* _Your objective_
Leave out the pictures, and write out exactly the lines from the beginning of the material to the line holding "import matplotlib.pyplot as plt", that line included, and nothing else.
-- Begin Available data --
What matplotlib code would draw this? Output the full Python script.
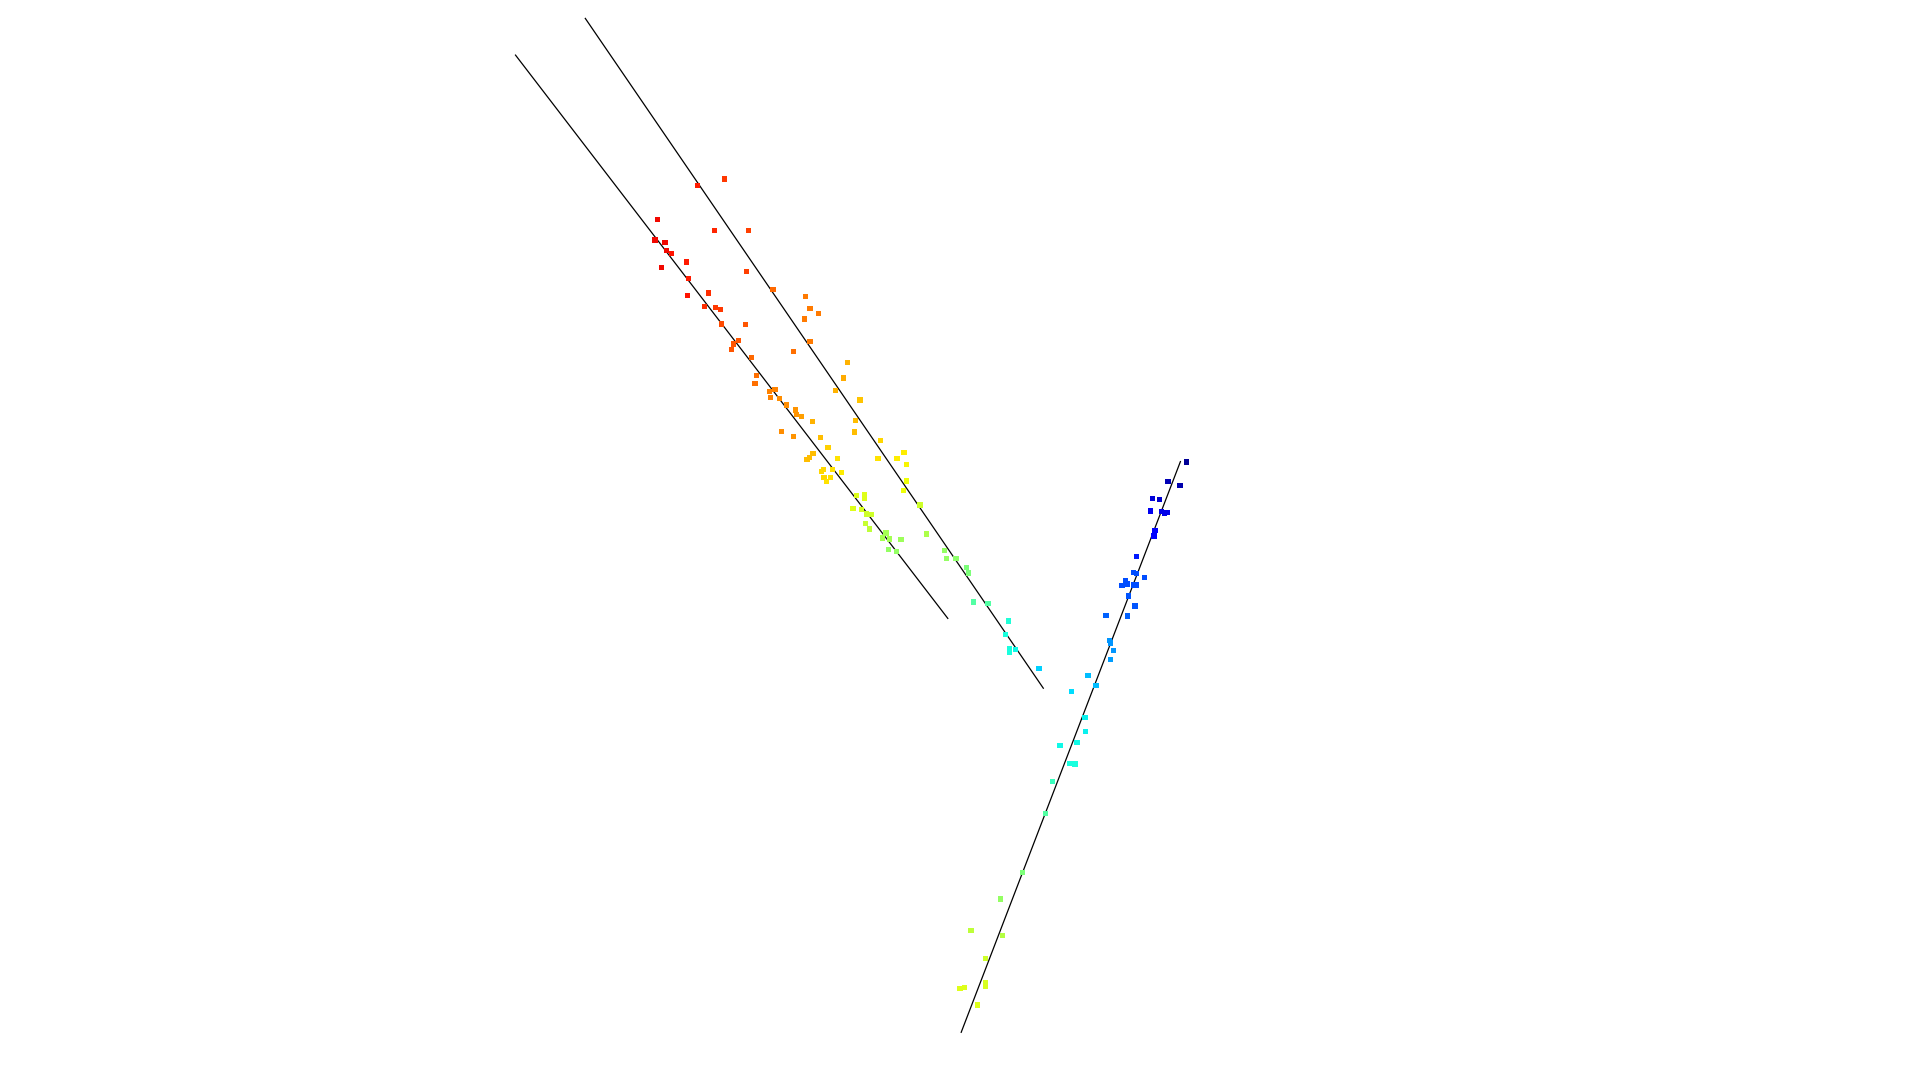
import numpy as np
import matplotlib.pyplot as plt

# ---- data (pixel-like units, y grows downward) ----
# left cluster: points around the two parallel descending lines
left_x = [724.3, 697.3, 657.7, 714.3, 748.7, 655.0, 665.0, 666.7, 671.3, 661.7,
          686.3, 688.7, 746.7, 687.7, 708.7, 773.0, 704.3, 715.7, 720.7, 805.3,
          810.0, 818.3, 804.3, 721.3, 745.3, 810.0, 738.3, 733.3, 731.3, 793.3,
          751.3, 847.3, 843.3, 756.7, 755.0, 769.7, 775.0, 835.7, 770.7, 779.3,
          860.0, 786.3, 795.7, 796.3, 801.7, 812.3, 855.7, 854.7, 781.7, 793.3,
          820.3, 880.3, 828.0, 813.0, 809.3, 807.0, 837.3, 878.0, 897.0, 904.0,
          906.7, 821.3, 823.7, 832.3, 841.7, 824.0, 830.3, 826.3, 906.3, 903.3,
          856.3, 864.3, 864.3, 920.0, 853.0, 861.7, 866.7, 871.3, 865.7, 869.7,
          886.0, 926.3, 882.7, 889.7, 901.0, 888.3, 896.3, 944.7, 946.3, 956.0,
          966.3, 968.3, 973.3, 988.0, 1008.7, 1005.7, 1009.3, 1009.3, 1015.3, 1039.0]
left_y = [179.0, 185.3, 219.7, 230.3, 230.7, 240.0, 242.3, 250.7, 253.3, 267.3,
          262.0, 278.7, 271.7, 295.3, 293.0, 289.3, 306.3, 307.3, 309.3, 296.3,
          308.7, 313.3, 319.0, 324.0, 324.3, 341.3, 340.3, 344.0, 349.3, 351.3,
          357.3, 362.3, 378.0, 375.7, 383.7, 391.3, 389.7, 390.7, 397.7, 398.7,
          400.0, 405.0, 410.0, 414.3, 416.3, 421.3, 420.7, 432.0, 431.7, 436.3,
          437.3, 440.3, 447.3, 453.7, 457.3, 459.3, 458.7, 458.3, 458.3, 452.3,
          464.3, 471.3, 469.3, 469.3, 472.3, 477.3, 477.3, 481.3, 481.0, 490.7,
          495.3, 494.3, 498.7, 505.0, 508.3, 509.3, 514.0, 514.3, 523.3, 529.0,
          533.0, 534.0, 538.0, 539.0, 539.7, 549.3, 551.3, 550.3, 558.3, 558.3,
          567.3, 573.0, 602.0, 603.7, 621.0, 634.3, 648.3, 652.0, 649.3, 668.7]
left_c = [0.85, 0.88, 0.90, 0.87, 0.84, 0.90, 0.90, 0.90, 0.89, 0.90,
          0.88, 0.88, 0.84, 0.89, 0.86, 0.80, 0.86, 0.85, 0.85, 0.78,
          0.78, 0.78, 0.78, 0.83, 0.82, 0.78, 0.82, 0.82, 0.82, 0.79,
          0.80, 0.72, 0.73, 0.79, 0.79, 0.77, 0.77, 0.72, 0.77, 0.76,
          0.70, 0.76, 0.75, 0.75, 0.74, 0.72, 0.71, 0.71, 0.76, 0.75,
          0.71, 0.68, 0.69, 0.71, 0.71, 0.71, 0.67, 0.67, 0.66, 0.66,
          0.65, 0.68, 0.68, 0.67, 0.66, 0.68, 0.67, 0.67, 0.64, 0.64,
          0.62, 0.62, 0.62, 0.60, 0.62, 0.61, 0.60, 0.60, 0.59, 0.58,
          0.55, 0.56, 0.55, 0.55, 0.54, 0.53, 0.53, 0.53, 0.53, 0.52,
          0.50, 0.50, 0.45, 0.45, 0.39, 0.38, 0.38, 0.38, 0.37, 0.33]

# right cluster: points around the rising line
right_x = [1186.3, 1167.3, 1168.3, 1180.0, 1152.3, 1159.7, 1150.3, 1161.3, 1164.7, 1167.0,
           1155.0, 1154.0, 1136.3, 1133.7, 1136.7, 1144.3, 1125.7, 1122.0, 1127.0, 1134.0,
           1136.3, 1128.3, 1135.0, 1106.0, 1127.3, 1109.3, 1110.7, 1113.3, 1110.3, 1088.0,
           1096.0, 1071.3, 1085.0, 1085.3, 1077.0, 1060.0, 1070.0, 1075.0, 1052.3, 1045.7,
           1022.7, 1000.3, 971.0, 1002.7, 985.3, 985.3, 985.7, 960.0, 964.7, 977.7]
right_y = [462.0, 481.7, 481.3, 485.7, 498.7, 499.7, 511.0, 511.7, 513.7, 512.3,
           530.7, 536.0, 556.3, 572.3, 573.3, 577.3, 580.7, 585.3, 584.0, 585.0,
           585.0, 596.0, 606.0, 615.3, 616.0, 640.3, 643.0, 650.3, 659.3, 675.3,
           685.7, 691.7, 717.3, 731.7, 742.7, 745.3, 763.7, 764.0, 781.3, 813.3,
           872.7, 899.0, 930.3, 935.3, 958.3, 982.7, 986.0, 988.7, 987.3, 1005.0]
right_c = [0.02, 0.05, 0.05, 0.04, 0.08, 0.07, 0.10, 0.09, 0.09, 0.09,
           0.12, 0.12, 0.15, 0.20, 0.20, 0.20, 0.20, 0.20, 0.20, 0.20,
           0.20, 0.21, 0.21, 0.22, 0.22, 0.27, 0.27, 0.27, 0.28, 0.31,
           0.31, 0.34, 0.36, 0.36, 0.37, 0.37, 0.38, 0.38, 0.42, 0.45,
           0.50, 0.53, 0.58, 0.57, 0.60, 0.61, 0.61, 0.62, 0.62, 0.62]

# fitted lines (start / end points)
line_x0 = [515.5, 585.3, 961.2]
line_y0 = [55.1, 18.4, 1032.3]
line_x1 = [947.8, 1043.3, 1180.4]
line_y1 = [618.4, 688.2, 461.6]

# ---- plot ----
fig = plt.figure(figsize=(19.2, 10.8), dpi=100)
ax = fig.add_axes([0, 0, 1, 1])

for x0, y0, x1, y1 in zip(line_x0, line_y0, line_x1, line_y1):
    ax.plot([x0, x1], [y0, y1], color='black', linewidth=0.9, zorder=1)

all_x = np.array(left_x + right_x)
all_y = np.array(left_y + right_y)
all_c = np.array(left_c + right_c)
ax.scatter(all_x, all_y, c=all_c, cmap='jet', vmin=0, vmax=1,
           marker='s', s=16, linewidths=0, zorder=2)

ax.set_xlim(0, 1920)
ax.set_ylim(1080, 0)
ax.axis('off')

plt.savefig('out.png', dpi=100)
-- End Available data --
* _Solved exercise_
What matplotlib code would draw this? Output the full Python script.
import numpy as np
import matplotlib.pyplot as plt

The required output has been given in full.